What you should notice
A lawn that’s ready for winter doesn’t need to look dark and aggressively green in November. What matters more is whether it stays fairly even in color, hasn’t been stressed by mowing mistakes, and doesn’t show severe thinning.
One thing people miss: if you fertilize dry soil and then leave it that way for weeks, the result can be patchy absorption. A light watering after application is often enough if conditions are dry. You’re trying to move nutrients into the root zone, not wash them away.
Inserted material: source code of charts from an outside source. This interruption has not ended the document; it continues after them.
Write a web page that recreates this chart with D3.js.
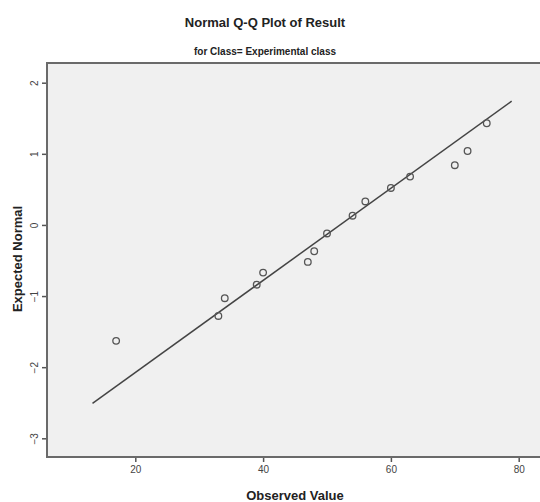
<!DOCTYPE html>
<html>
<head>
<meta charset="utf-8">
<script src="https://cdn.jsdelivr.net/npm/d3@7"></script>
<style>
body { margin: 0; background: #fff; }
svg { display: block; font-family: "Liberation Sans", Arial, sans-serif; }
</style>
</head>
<body>
<script>
// observed values and their expected normal scores
var observed = [17, 33, 34, 39, 40, 47, 48, 50, 54, 56, 60, 63, 70, 72, 75];
var expected = [-1.63, -1.28, -1.03, -0.84, -0.67, -0.52, -0.37, -0.12, 0.13, 0.33, 0.52, 0.68, 0.84, 1.04, 1.43];
// reference line end points
var lineX = [13.3, 78.9];
var lineY = [-2.51, 1.74];
var xTicks = [20, 40, 60, 80];
var yTicks = [-3, -2, -1, 0, 1, 2];

var width = 540, height = 502;
var frame = {left: 47, top: 63, right: 560, bottom: 457};

var x = d3.scaleLinear().domain([20, 80]).range([135.3, 518.7]);
var y = d3.scaleLinear().domain([-3, 2]).range([438.3, 82.7]);

var svg = d3.select("body").append("svg")
    .attr("width", width)
    .attr("height", height);

svg.append("rect")
    .attr("x", frame.left)
    .attr("y", frame.top)
    .attr("width", frame.right - frame.left)
    .attr("height", frame.bottom - frame.top)
    .attr("fill", "#f0f0f0")
    .attr("stroke", "#6a6a6a")
    .attr("stroke-width", 2);

var xAxis = svg.append("g")
    .attr("transform", "translate(0," + (frame.bottom + 1) + ")")
    .call(d3.axisBottom(x).tickValues(xTicks).tickSize(4).tickSizeOuter(0).tickPadding(4));
xAxis.select(".domain").remove();
xAxis.selectAll("line").attr("stroke", "#555").attr("stroke-width", 1.5);
xAxis.selectAll("text").attr("font-size", 10).attr("fill", "#444");

var yAxis = svg.append("g")
    .attr("transform", "translate(" + (frame.left - 1) + ",0)")
    .call(d3.axisLeft(y).tickValues(yTicks).tickFormat(d3.format("d")).tickSize(4).tickSizeOuter(0));
yAxis.select(".domain").remove();
yAxis.selectAll("line").attr("stroke", "#555").attr("stroke-width", 1.5);
yAxis.selectAll("text")
    .attr("font-size", 10)
    .attr("fill", "#444")
    .attr("x", null).attr("dy", null)
    .attr("text-anchor", "middle")
    .attr("transform", "translate(-8,0) rotate(-90)")
    .attr("y", 0);

svg.append("line")
    .attr("x1", x(lineX[0])).attr("y1", y(lineY[0]))
    .attr("x2", x(lineX[1])).attr("y2", y(lineY[1]))
    .attr("stroke", "#444")
    .attr("stroke-width", 1.5);

svg.append("g").selectAll("circle")
    .data(observed)
    .enter().append("circle")
    .attr("cx", function(d) {return x(d)})
    .attr("cy", function(d, i) {return y(expected[i])})
    .attr("r", 3.3)
    .attr("fill", "none")
    .attr("stroke", "#555")
    .attr("stroke-width", 1.3);

svg.append("text")
    .attr("x", 265).attr("y", 27)
    .attr("text-anchor", "middle")
    .attr("font-size", 13).attr("font-weight", "bold").attr("fill", "#222")
    .text("Normal Q-Q Plot of Result");

svg.append("text")
    .attr("x", 265).attr("y", 55)
    .attr("text-anchor", "middle")
    .attr("font-size", 10).attr("font-weight", "bold").attr("fill", "#222")
    .text("for Class= Experimental class");

svg.append("text")
    .attr("x", 295).attr("y", 500)
    .attr("text-anchor", "middle")
    .attr("font-size", 13).attr("font-weight", "bold").attr("fill", "#222")
    .text("Observed Value");

svg.append("text")
    .attr("transform", "translate(22,259) rotate(-90)")
    .attr("text-anchor", "middle")
    .attr("font-size", 13).attr("font-weight", "bold").attr("fill", "#222")
    .text("Expected Normal");
</script>
</body>
</html>
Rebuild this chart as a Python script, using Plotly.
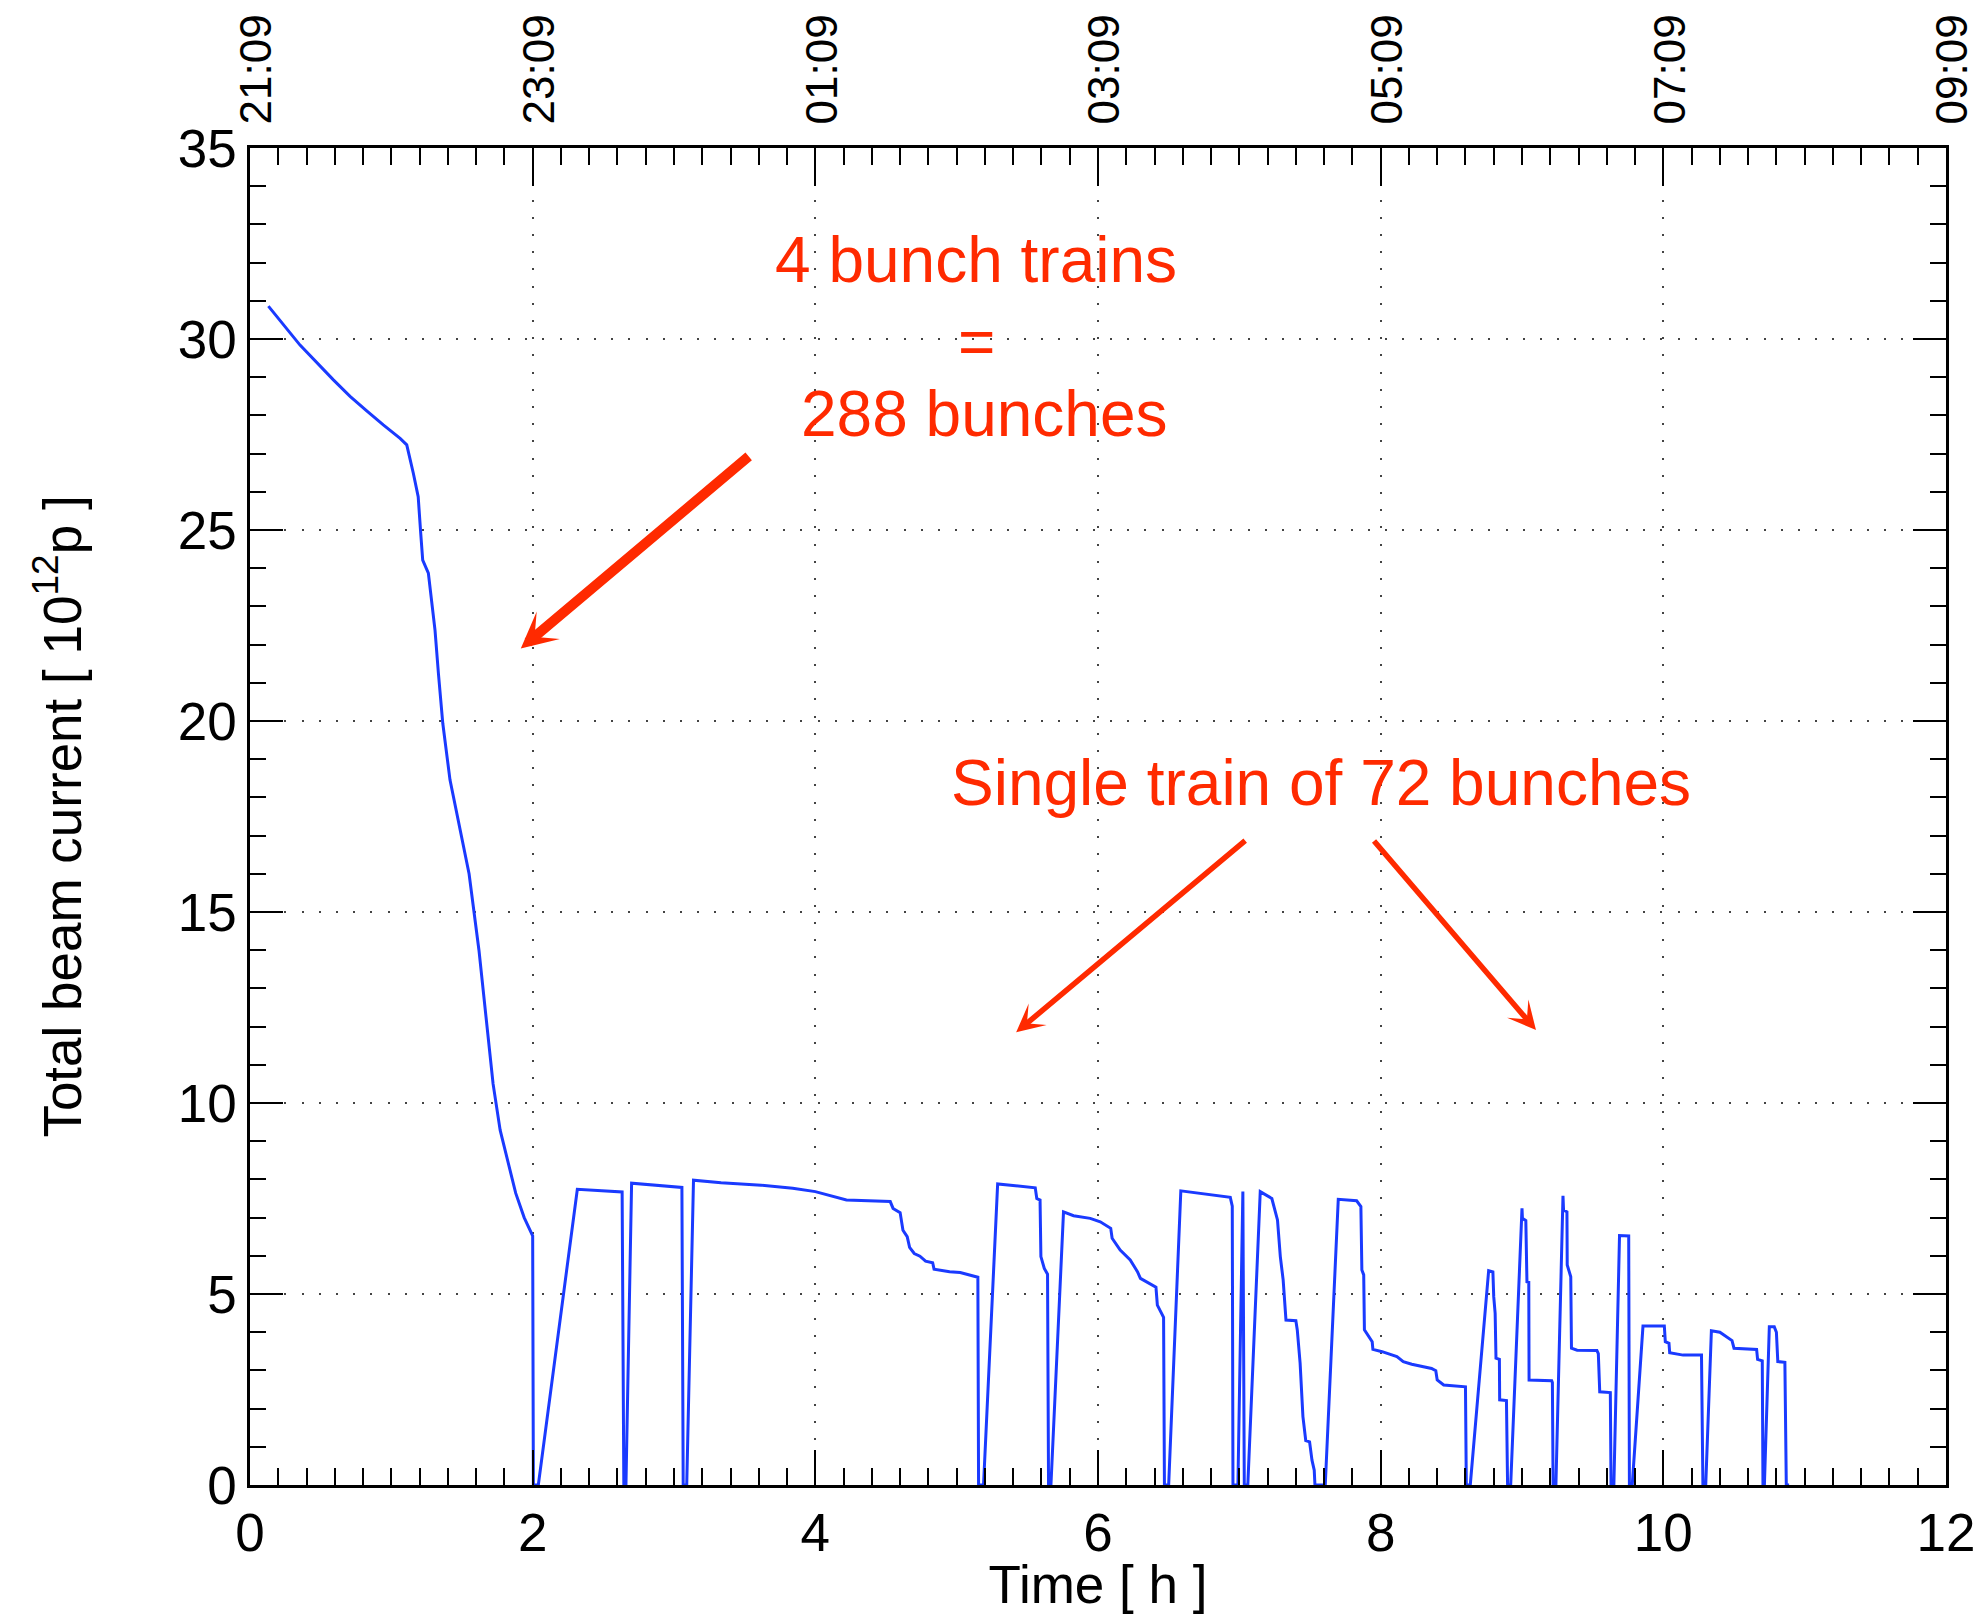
import plotly.graph_objects as go

# Beam current record: elapsed time [h] and total current [1e12 p]
time_h = [
    0.13, 0.236, 0.354, 0.59, 0.708, 0.826, 0.943, 1.062, 1.109, 1.156, 1.19,
    1.208, 1.222, 1.262, 1.309, 1.333, 1.364, 1.415, 1.55, 1.62, 1.68, 1.72,
    1.77, 1.83, 1.88, 1.94, 2.0,
    2.005, 2.04, 2.316, 2.633, 2.645, 2.66, 2.70, 3.056, 3.065, 3.09, 3.138,
    3.333, 3.617, 3.84, 4.0, 4.22, 4.53, 4.55, 4.60, 4.62, 4.65, 4.667, 4.70,
    4.74, 4.78, 4.83, 4.84, 4.95, 5.025, 5.15, 5.155, 5.19, 5.29, 5.556, 5.567,
    5.59, 5.596, 5.62, 5.643, 5.65, 5.667, 5.756, 5.827, 5.945, 6.016, 6.09,
    6.10, 6.157, 6.228, 6.28, 6.30, 6.357, 6.41, 6.42, 6.44, 6.464, 6.47, 6.50,
    6.586, 6.936, 6.95, 6.952, 6.955, 6.99, 7.025, 7.035, 7.06, 7.148, 7.23,
    7.27, 7.29, 7.31, 7.33, 7.40, 7.41, 7.43, 7.45, 7.47, 7.497, 7.514, 7.53,
    7.535, 7.608, 7.70, 7.83, 7.86, 7.867, 7.88, 7.885, 7.94, 7.945, 8.01,
    8.115, 8.16, 8.22, 8.36, 8.39, 8.40, 8.446, 8.60, 8.606, 8.634, 8.764,
    8.794, 8.80, 8.81, 8.816, 8.84, 8.842, 8.89, 8.898, 8.92, 9.0, 9.003,
    9.027, 9.035, 9.048, 9.05, 9.21, 9.215, 9.22, 9.24, 9.29, 9.294, 9.318,
    9.32, 9.345, 9.35, 9.39, 9.53, 9.54, 9.55, 9.625, 9.63, 9.65, 9.69, 9.755,
    9.76, 9.78, 9.856, 10.007, 10.014, 10.04, 10.045, 10.14, 10.27, 10.28,
    10.30, 10.34, 10.40, 10.45, 10.486, 10.50, 10.66, 10.667, 10.70, 10.705,
    10.715, 10.75, 10.785, 10.80, 10.81, 10.86, 10.87, 10.89,
]
beam_current = [
    30.86, 30.37, 29.84, 28.93, 28.5, 28.12, 27.75, 27.4, 27.23, 26.48, 25.87,
    24.91, 24.21, 23.87, 22.38, 21.25, 19.94, 18.46, 16.0, 14.0, 11.9, 10.5,
    9.29, 8.4, 7.64, 7.0, 6.52,
    0.0, 0.0, 7.74, 7.67, 0.0, 0.0, 7.90, 7.79, 0.0, 0.0, 7.98,
    7.91, 7.85, 7.77, 7.68, 7.46, 7.42, 7.24, 7.13, 6.67, 6.5, 6.22, 6.06,
    5.99, 5.86, 5.82, 5.65, 5.58, 5.56, 5.44, 0.0, 0.0, 7.88, 7.78, 7.50,
    7.46, 5.98, 5.67, 5.52, 0.0, 0.0, 7.15, 7.05, 6.98, 6.89, 6.72,
    6.46, 6.15, 5.89, 5.58, 5.41, 5.30, 5.18, 4.71, 4.58, 4.39, 0.0, 0.0,
    7.70, 7.53, 7.3, 4.76, 0.0, 0.0, 7.68, 0.0, 0.0, 7.68, 7.50,
    6.94, 5.98, 5.37, 4.32, 4.30, 4.06, 3.19, 1.79, 1.16, 1.13, 0.65, 0.39,
    0.0, 0.0, 7.48, 7.44, 7.29, 5.63, 5.50, 4.06, 3.75, 3.55, 3.49,
    3.36, 3.23, 3.16, 3.05, 2.99, 2.75, 2.62, 2.57, 0.0, 0.0, 5.61,
    5.58, 4.93, 4.49, 3.32, 3.29, 2.23, 2.21, 0.0, 0.0, 7.24, 6.98,
    6.92, 5.32, 5.31, 2.75, 2.73, 2.68, 0.0, 0.0, 7.57, 7.2, 7.15,
    5.76, 5.45, 3.58, 3.53, 3.52, 3.44, 2.44, 2.42, 0.0, 0.0, 6.53, 6.52,
    0.0, 0.0, 4.16, 4.16, 3.75, 3.71, 3.46, 3.40, 3.40, 0.0,
    0.0, 4.04, 4.0, 3.88, 3.78, 3.58, 3.55, 3.29, 3.25, 0.0,
    0.0, 4.14, 4.14, 4.0, 3.23, 3.21, 0.0, 0.0,
]

# Wall-clock labels for the top axis
clock_tickvals = [0, 2, 4, 6, 8, 10, 12]
clock_ticktext = ["21:09", "23:09", "01:09", "03:09", "05:09", "07:09", "09:09"]

FONT = "Liberation Sans, Arial, Helvetica, sans-serif"
RED = "#ff2a00"
BLUE = "#1a3aff"

fig = go.Figure()
fig.add_trace(go.Scatter(
    x=time_h, y=beam_current, mode="lines",
    line=dict(color=BLUE, width=3), showlegend=False, hoverinfo="skip",
))
# helper trace so the top clock axis is drawn
fig.add_trace(go.Scatter(
    x=[0, 12], y=[0, 0], xaxis="x2", mode="lines", opacity=0,
    showlegend=False, hoverinfo="skip",
))

grid = dict(showgrid=True, gridcolor="#444444", gridwidth=1.6, griddash="2px,15.2px")

fig.update_layout(
    width=1987, height=1614,
    margin=dict(l=250, r=41, t=148, b=129, autoexpand=False),
    paper_bgcolor="white", plot_bgcolor="white",
    font=dict(family=FONT, color="black", size=53),
    xaxis=dict(
        range=[0, 12], dtick=2, tick0=0, showline=True, linecolor="black",
        linewidth=2.5, mirror=False, ticks="inside", ticklen=35, tickwidth=2,
        tickcolor="black", tickfont=dict(size=53), zeroline=False,
        minor=dict(dtick=0.2, ticks="inside", ticklen=17, tickwidth=2,
                   tickcolor="black", showgrid=False),
        title=dict(text="Time [ h ]", font=dict(size=53), standoff=10),
        **grid,
    ),
    xaxis2=dict(
        range=[0, 12], overlaying="x", side="top", anchor="y",
        tickmode="array", tickvals=clock_tickvals, ticktext=clock_ticktext,
        tickangle=-90, showline=True, linecolor="black", linewidth=2.5,
        ticks="inside", ticklen=38, tickwidth=2, tickcolor="black",
        tickfont=dict(size=44), ticklabelstandoff=12, ticklabelshift=7,
        showgrid=False, zeroline=False,
        minor=dict(tickmode="linear", tick0=0, dtick=0.2, ticks="inside",
                   ticklen=17, tickwidth=2, tickcolor="black", showgrid=False),
    ),
    yaxis=dict(
        range=[0, 35], dtick=5, tick0=0, showline=True, linecolor="black",
        linewidth=2.5, mirror="ticks", ticks="inside", ticklen=33, tickwidth=2,
        tickcolor="black", tickfont=dict(size=53), zeroline=False,
        minor=dict(dtick=1, ticks="inside", ticklen=16, tickwidth=2,
                   tickcolor="black", showgrid=False),
        title=dict(text="Total beam current [ 10<sup>12</sup>p ]",
                   font=dict(size=53), standoff=80),
        **grid,
    ),
)

# Red text labels
labels = [
    ("4 bunch trains", 5.14, 32.07),
    ("=", 5.14, 29.93),
    ("288 bunches", 5.20, 28.04),
    ("Single train of 72 bunches", 7.58, 18.38),
]
for text, lx, ly in labels:
    fig.add_annotation(x=lx, y=ly, xref="x", yref="y", text=text,
                       showarrow=False, font=dict(family=FONT, size=64, color=RED),
                       xanchor="center", yanchor="middle")

# Red arrows: (tip x, tip y, tail x, tail y, line width, head size)
arrows = [
    (1.916, 21.90, 3.539, 26.96, 10, 0.6),
    (5.421, 11.85, 7.052, 16.90, 5.5, 0.85),
    (9.099, 11.91, 7.944, 16.90, 5.5, 0.85),
]
for tx, ty, sx, sy, w, hs in arrows:
    fig.add_annotation(x=tx, y=ty, ax=sx, ay=sy, xref="x", yref="y",
                       axref="x", ayref="y", text="", showarrow=True,
                       arrowhead=3, arrowsize=hs, arrowwidth=w, arrowcolor=RED)

fig.write_html("out.html")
Deal With Bare Spots Before the Ground Locks Up
Not every thin spot needs fixing before winter. That’s an important distinction. If you have a faint area where grass is thinner but still present, and temperatures are dropping fast, it may be better to leave it alone than to force seed into cold soil that won’t support germination.
But if you have a clear bare patch from pet damage, foot traffic, or a summer pest problem, and you still have several weeks of workable weather, patching it can prevent weeds from taking over in spring.
When it is worth fixing
- The soil is still workable and not frozen.
- You have at least a few weeks before hard freezes.
- The bare area is large enough that weeds or erosion are a real risk.
If the spot is small and the season is too far gone, I usually mark it mentally and handle it early in spring instead of wasting seed.
Aeration and Overseeding: Useful, But Not Always Necessary
People love to treat aeration like a magic reset button. It isn’t. It helps compacted soil and can improve seed-to-soil contact, but if your lawn isn’t compacted, doing it just because the calendar says fall can be unnecessary work.
Overseeding works best when the grass still has enough growing time to establish before dormancy. If you seed too close to winter, the seed may sit there cold and dormant or get eaten by birds. That doesn’t mean the step is useless; it means timing matters more than enthusiasm.
If your lawn is already decent, do not create extra work by punching holes and dropping seed when the weather has already turned too cold for real growth.
Watering Changes as Dormancy Approaches
Another common mistake is either watering like it’s midsummer or turning the irrigation off too early. Grass going into dormancy should not be drought-stressed. Dry, brittle turf in late fall is a bad sign, especially before the first freeze.
The goal is usually steadier, less frequent watering as temperatures drop. Once the lawn stops actively growing, it needs less water, but the soil should not be bone dry right before winter sets in.
Quick check
- If footprints stay visible for a long time and the grass looks dull, it may be too dry.
- If the soil is soggy and spongy, especially near low spots, stop watering and inspect drainage.
- If rainfall is regular, you may not need to water at all near dormancy.
Don’t Ignore the Edges, Paths, and Problem Spots
The center of the lawn often gets attention, but winter damage usually shows up first at the edges, along driveways, and in shaded corners. Those areas dry out differently, collect salt or snow piles, and get hit harder by foot traffic.
One non-obvious problem: snow dumped from a driveway onto the same patch of grass every week can keep that spot wet and heavy longer than the rest of the lawn. Come spring, you’ll often see the result as a flattened, pale area that recovers slowly. That’s not a fertilizer issue. It’s a compaction and moisture problem.
What Not to Worry About
Not every brown patch in late fall is a disaster. If the lawn is naturally going dormant, a color change is expected. Cool-season grasses often lose some green as soil temperatures fall, and warm-season lawns go fully brown as part of normal dormancy. That is not the same thing as dead turf.
If the crown of the grass plant is still alive, and the lawn was healthy heading into winter, the color change alone is not a problem. People waste a lot of time and money trying to “fix” normal dormancy.
A Practical Fall Prep Checklist
- Keep mowing until growth stops, but don’t scalp the lawn.
- Remove or mulch leaves before they mat down.
- Use a fall-appropriate fertilizer if your lawn needs it.
- Water enough to avoid drought stress, but don’t soak the ground.
- Patch bare spots only if there is still enough time for establishment.
- Leave healthy dormant color changes alone.
- Watch edges, shaded zones, and low spots more closely than the lawn center.
The Last Thing to Remember
Preparing a lawn for winter dormancy is mostly about restraint and timing. The best-looking spring lawns are often the ones that were left alone just enough in fall to avoid stress, but cared for enough to stay healthy. If you can keep the grass clean, fed appropriately, and free from heavy mats of leaves, you are already ahead of most homeowners.
And honestly, that’s usually enough. A lawn doesn’t need a dramatic winter makeover. It needs a quiet, sensible handoff into dormancy.